## Begin

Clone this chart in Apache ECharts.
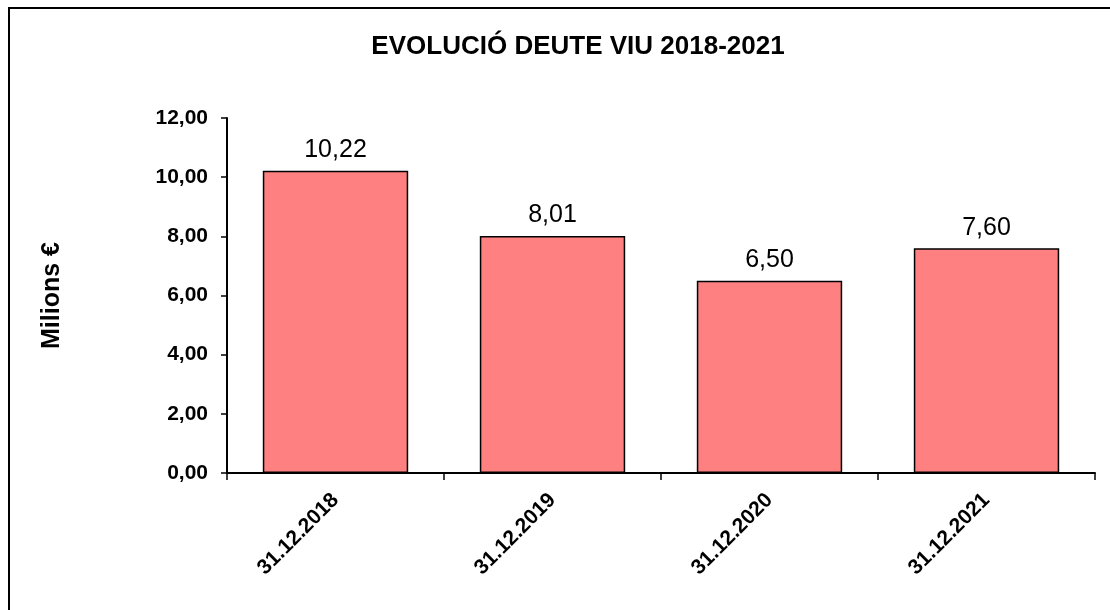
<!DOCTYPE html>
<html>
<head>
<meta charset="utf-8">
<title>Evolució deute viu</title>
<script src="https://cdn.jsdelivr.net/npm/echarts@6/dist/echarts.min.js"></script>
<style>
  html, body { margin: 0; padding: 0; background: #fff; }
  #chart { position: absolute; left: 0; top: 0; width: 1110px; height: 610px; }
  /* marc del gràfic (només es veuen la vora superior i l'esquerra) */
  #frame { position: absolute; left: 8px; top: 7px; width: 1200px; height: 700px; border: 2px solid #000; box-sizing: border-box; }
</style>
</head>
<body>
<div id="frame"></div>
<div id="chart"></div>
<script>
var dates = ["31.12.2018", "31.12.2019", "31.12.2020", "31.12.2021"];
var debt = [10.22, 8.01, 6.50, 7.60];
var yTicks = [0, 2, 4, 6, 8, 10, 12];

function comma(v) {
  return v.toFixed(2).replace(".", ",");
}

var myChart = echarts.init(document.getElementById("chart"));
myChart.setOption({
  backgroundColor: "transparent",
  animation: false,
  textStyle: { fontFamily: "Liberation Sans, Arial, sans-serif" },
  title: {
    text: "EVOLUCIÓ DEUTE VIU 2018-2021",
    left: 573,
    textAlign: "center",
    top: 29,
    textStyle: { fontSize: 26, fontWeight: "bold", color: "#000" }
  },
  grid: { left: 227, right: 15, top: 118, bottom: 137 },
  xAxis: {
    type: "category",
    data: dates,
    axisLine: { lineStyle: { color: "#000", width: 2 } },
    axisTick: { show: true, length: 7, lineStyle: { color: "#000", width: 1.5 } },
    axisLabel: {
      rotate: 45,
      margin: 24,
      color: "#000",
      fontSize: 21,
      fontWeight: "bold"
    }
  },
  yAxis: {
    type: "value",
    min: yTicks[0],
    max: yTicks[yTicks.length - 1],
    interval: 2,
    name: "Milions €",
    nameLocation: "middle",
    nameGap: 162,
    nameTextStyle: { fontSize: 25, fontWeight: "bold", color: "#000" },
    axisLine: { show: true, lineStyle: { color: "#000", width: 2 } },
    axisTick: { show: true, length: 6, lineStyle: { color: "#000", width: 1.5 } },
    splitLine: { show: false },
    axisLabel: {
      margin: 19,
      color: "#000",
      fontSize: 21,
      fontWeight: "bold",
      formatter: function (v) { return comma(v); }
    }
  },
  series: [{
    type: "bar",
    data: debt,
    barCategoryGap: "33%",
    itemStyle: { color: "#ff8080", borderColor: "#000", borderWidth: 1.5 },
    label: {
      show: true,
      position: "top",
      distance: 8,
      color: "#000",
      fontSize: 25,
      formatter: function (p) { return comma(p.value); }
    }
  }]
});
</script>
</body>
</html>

## End
## Begin

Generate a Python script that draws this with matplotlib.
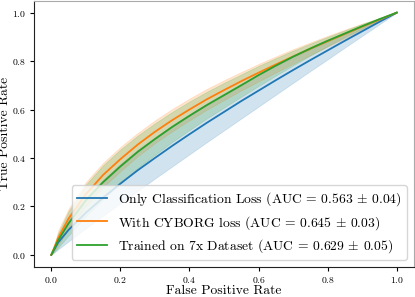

## End

Find and copy each line above that includes the string "this".

Clone this chart in Apache ECharts.
Generate a Python script that draws this with matplotlib.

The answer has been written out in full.